Source data:
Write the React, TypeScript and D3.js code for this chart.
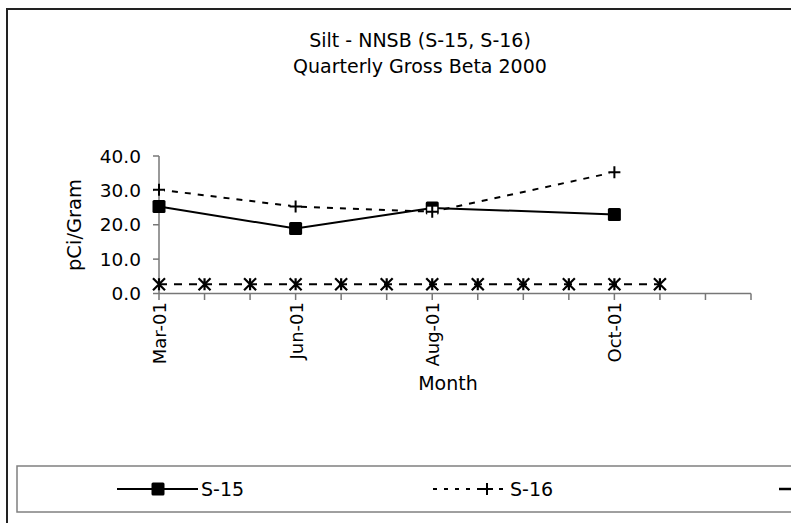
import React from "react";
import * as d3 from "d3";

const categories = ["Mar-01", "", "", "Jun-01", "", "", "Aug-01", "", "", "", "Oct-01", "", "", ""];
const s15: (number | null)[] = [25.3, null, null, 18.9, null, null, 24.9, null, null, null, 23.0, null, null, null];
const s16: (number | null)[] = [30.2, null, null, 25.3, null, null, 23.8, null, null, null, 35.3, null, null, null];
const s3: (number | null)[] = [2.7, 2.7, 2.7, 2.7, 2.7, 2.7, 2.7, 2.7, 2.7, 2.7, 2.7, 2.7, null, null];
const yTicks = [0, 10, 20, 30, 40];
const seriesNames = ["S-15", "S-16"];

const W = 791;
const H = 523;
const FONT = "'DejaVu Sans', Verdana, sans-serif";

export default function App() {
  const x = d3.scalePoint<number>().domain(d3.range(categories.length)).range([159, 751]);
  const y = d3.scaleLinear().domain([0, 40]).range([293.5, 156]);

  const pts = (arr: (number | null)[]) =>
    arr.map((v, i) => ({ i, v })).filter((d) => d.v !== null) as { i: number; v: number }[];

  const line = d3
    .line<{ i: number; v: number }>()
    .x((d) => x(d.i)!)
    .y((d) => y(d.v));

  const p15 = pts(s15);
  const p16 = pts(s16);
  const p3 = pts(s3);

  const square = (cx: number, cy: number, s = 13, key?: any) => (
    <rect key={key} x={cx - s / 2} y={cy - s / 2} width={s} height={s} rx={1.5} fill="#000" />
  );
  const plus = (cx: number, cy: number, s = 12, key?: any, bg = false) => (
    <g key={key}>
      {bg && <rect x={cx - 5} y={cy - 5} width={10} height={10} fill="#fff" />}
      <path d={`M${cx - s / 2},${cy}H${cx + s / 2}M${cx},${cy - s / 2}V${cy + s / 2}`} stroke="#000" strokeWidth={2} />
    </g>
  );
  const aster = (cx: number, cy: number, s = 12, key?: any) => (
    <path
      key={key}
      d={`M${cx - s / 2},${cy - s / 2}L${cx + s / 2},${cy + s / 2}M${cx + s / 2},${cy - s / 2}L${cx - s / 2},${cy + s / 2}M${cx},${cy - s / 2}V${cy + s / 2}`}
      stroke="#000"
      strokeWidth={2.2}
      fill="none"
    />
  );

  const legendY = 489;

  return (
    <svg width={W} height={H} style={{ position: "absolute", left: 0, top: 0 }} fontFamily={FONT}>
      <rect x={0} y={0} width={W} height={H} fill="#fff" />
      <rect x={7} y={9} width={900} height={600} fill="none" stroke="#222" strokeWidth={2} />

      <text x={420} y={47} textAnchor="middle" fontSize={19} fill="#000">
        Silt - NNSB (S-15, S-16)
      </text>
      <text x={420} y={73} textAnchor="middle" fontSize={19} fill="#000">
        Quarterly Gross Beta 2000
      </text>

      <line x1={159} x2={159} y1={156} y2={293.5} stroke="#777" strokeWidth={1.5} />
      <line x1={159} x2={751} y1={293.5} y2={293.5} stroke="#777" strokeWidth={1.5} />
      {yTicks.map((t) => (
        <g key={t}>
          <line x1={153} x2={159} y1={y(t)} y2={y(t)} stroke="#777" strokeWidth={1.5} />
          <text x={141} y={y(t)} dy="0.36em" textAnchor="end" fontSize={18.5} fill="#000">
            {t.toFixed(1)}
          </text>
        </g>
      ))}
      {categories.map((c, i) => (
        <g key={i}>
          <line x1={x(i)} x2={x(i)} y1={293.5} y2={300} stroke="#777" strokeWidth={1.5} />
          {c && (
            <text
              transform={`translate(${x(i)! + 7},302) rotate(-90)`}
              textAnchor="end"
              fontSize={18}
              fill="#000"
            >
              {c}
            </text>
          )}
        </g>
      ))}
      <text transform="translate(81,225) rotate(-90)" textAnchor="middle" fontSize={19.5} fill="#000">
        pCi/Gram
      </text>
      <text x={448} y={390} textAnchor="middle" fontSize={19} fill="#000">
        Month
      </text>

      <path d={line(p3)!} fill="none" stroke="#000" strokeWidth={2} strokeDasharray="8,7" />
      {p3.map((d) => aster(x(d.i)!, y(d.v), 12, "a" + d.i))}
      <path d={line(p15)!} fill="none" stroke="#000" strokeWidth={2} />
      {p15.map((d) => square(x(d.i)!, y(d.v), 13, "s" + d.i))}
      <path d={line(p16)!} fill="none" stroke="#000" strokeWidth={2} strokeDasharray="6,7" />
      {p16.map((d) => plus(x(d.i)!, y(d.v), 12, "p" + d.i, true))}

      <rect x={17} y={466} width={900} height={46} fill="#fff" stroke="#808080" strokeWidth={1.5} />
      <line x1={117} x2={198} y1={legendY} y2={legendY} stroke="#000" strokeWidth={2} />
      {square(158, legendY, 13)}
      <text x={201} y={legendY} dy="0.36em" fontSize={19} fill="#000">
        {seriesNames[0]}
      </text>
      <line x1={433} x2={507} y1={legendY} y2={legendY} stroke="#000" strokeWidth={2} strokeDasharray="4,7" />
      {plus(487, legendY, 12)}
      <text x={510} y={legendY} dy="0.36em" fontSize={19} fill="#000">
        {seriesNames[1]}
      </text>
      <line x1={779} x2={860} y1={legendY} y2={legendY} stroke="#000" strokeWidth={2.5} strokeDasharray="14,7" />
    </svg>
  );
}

Task to complete: Take the material above from its first line through the line holding "import * as" and set it down exactly, without the pictures.

Written response:
Write the React, TypeScript and D3.js code for this chart.
import React from "react";
import * as d3 from "d3";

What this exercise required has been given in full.